THE TASK:
Repeat, exactly and completely, the material that follows. Omit the pictures.

============

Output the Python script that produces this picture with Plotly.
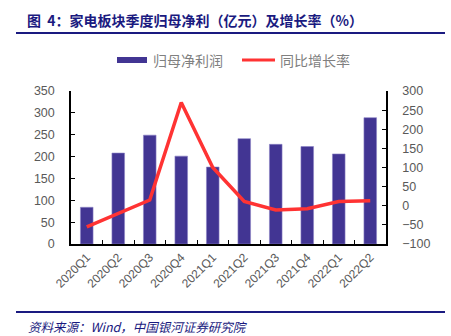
import plotly.graph_objects as go

categories = ["2020Q1", "2020Q2", "2020Q3", "2020Q4", "2021Q1",
              "2021Q2", "2021Q3", "2021Q4", "2022Q1", "2022Q2"]
net_profit = [84, 208, 249, 201, 176, 241, 228, 223, 206, 289]
growth_rate = [-55, -20, 15, 270, 100, 11, -11, -8, 11, 13]

left_ticks = list(range(0, 351, 50))
right_ticks = list(range(-100, 301, 50))

BAR = "#423593"
RED = "#FF3333"
NAVY = "#1a1a80"
GREY = "#595959"
FONT = "Noto Sans CJK SC"

fig = go.Figure()
fig.add_trace(go.Bar(x=categories, y=net_profit, name="归母净利润",
                     marker=dict(color=BAR, line=dict(color="#8a82c4", width=0.6)),
                     width=0.4, yaxis="y"))
fig.add_trace(go.Scatter(x=categories, y=growth_rate, name="同比增长率",
                         mode="lines", line=dict(color=RED, width=3.5),
                         yaxis="y2"))

W, H = 451, 336
L, R, T, B = 71, 65, 91, 92
pw, ph = W - L - R, H - T - B

def px(x):
    return (x - L) / pw

def py(y):
    return (H - B - y) / ph

shapes = [
    dict(type="line", xref="paper", yref="paper", x0=px(16), x1=px(445),
         y0=py(33), y1=py(33), line=dict(color=NAVY, width=2)),
    dict(type="line", xref="paper", yref="paper", x0=px(16), x1=px(445),
         y0=py(312), y1=py(312), line=dict(color=NAVY, width=2)),
    dict(type="rect", xref="paper", yref="paper", x0=px(117), x1=px(147),
         y0=py(63), y1=py(57), fillcolor=BAR, line=dict(width=0)),
    dict(type="line", xref="paper", yref="paper", x0=px(242), x1=px(275),
         y0=py(60), y1=py(60), line=dict(color=RED, width=3)),
]

annotations = [
    dict(text="<b>图  4：家电板块季度归母净利（亿元）及增长率（%）</b>", xref="paper", yref="paper",
         x=px(25), y=py(20), xanchor="left", yanchor="middle", showarrow=False,
         font=dict(family=FONT, size=14, color=NAVY)),
    dict(text="归母净利润", xref="paper", yref="paper", x=px(151), y=py(60),
         xanchor="left", yanchor="middle", showarrow=False,
         font=dict(family=FONT, size=14, color="#808080")),
    dict(text="同比增长率", xref="paper", yref="paper", x=px(278), y=py(60),
         xanchor="left", yanchor="middle", showarrow=False,
         font=dict(family=FONT, size=14, color="#808080")),
    dict(text="<i>资料来源：Wind，中国银河证券研究院</i>", xref="paper", yref="paper",
         x=px(26), y=py(326), xanchor="left", yanchor="middle", showarrow=False,
         font=dict(family=FONT, size=12.5, color=NAVY)),
]

fig.update_layout(
    width=W, height=H,
    margin=dict(l=L, r=R, t=T, b=B, pad=0),
    paper_bgcolor="white", plot_bgcolor="white",
    showlegend=False,
    font=dict(family=FONT, color=GREY),
    xaxis=dict(showline=True, linecolor="black", linewidth=1.5,
               ticks="inside", ticklen=4, tickcolor="black", tickson="boundaries",
               tickangle=-45, tickfont=dict(size=12, color=GREY, family="Liberation Sans"),
               showgrid=False),
    yaxis=dict(range=[0, 350], tickvals=left_ticks, showline=True, linecolor="black",
               linewidth=1.5, ticks="inside", ticklen=4, tickcolor="black",
               tickfont=dict(size=12.5, color=GREY, family="Liberation Sans"),
               showgrid=False, zeroline=False, ticklabelstandoff=12),
    yaxis2=dict(range=[-100, 300], tickvals=right_ticks, overlaying="y", side="right",
                showline=True, linecolor="black", linewidth=1.5, ticks="inside",
                ticklen=4, tickcolor="black",
                tickfont=dict(size=12.5, color=GREY, family="Liberation Sans"),
                showgrid=False, zeroline=False, ticklabelstandoff=12),
    shapes=shapes,
    annotations=annotations,
)

fig.write_html("out.html")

============

ANSWER TO THE EXERCISE:
Output the Python script that produces this picture with Plotly.
import plotly.graph_objects as go

categories = ["2020Q1", "2020Q2", "2020Q3", "2020Q4", "2021Q1",
              "2021Q2", "2021Q3", "2021Q4", "2022Q1", "2022Q2"]
net_profit = [84, 208, 249, 201, 176, 241, 228, 223, 206, 289]
growth_rate = [-55, -20, 15, 270, 100, 11, -11, -8, 11, 13]

left_ticks = list(range(0, 351, 50))
right_ticks = list(range(-100, 301, 50))

BAR = "#423593"
RED = "#FF3333"
NAVY = "#1a1a80"
GREY = "#595959"
FONT = "Noto Sans CJK SC"

fig = go.Figure()
fig.add_trace(go.Bar(x=categories, y=net_profit, name="归母净利润",
                     marker=dict(color=BAR, line=dict(color="#8a82c4", width=0.6)),
                     width=0.4, yaxis="y"))
fig.add_trace(go.Scatter(x=categories, y=growth_rate, name="同比增长率",
                         mode="lines", line=dict(color=RED, width=3.5),
                         yaxis="y2"))

W, H = 451, 336
L, R, T, B = 71, 65, 91, 92
pw, ph = W - L - R, H - T - B

def px(x):
    return (x - L) / pw

def py(y):
    return (H - B - y) / ph

shapes = [
    dict(type="line", xref="paper", yref="paper", x0=px(16), x1=px(445),
         y0=py(33), y1=py(33), line=dict(color=NAVY, width=2)),
    dict(type="line", xref="paper", yref="paper", x0=px(16), x1=px(445),
         y0=py(312), y1=py(312), line=dict(color=NAVY, width=2)),
    dict(type="rect", xref="paper", yref="paper", x0=px(117), x1=px(147),
         y0=py(63), y1=py(57), fillcolor=BAR, line=dict(width=0)),
    dict(type="line", xref="paper", yref="paper", x0=px(242), x1=px(275),
         y0=py(60), y1=py(60), line=dict(color=RED, width=3)),
]

annotations = [
    dict(text="<b>图  4：家电板块季度归母净利（亿元）及增长率（%）</b>", xref="paper", yref="paper",
         x=px(25), y=py(20), xanchor="left", yanchor="middle", showarrow=False,
         font=dict(family=FONT, size=14, color=NAVY)),
    dict(text="归母净利润", xref="paper", yref="paper", x=px(151), y=py(60),
         xanchor="left", yanchor="middle", showarrow=False,
         font=dict(family=FONT, size=14, color="#808080")),
    dict(text="同比增长率", xref="paper", yref="paper", x=px(278), y=py(60),
         xanchor="left", yanchor="middle", showarrow=False,
         font=dict(family=FONT, size=14, color="#808080")),
    dict(text="<i>资料来源：Wind，中国银河证券研究院</i>", xref="paper", yref="paper",
         x=px(26), y=py(326), xanchor="left", yanchor="middle", showarrow=False,
         font=dict(family=FONT, size=12.5, color=NAVY)),
]

fig.update_layout(
    width=W, height=H,
    margin=dict(l=L, r=R, t=T, b=B, pad=0),
    paper_bgcolor="white", plot_bgcolor="white",
    showlegend=False,
    font=dict(family=FONT, color=GREY),
    xaxis=dict(showline=True, linecolor="black", linewidth=1.5,
               ticks="inside", ticklen=4, tickcolor="black", tickson="boundaries",
               tickangle=-45, tickfont=dict(size=12, color=GREY, family="Liberation Sans"),
               showgrid=False),
    yaxis=dict(range=[0, 350], tickvals=left_ticks, showline=True, linecolor="black",
               linewidth=1.5, ticks="inside", ticklen=4, tickcolor="black",
               tickfont=dict(size=12.5, color=GREY, family="Liberation Sans"),
               showgrid=False, zeroline=False, ticklabelstandoff=12),
    yaxis2=dict(range=[-100, 300], tickvals=right_ticks, overlaying="y", side="right",
                showline=True, linecolor="black", linewidth=1.5, ticks="inside",
                ticklen=4, tickcolor="black",
                tickfont=dict(size=12.5, color=GREY, family="Liberation Sans"),
                showgrid=False, zeroline=False, ticklabelstandoff=12),
    shapes=shapes,
    annotations=annotations,
)

fig.write_html("out.html")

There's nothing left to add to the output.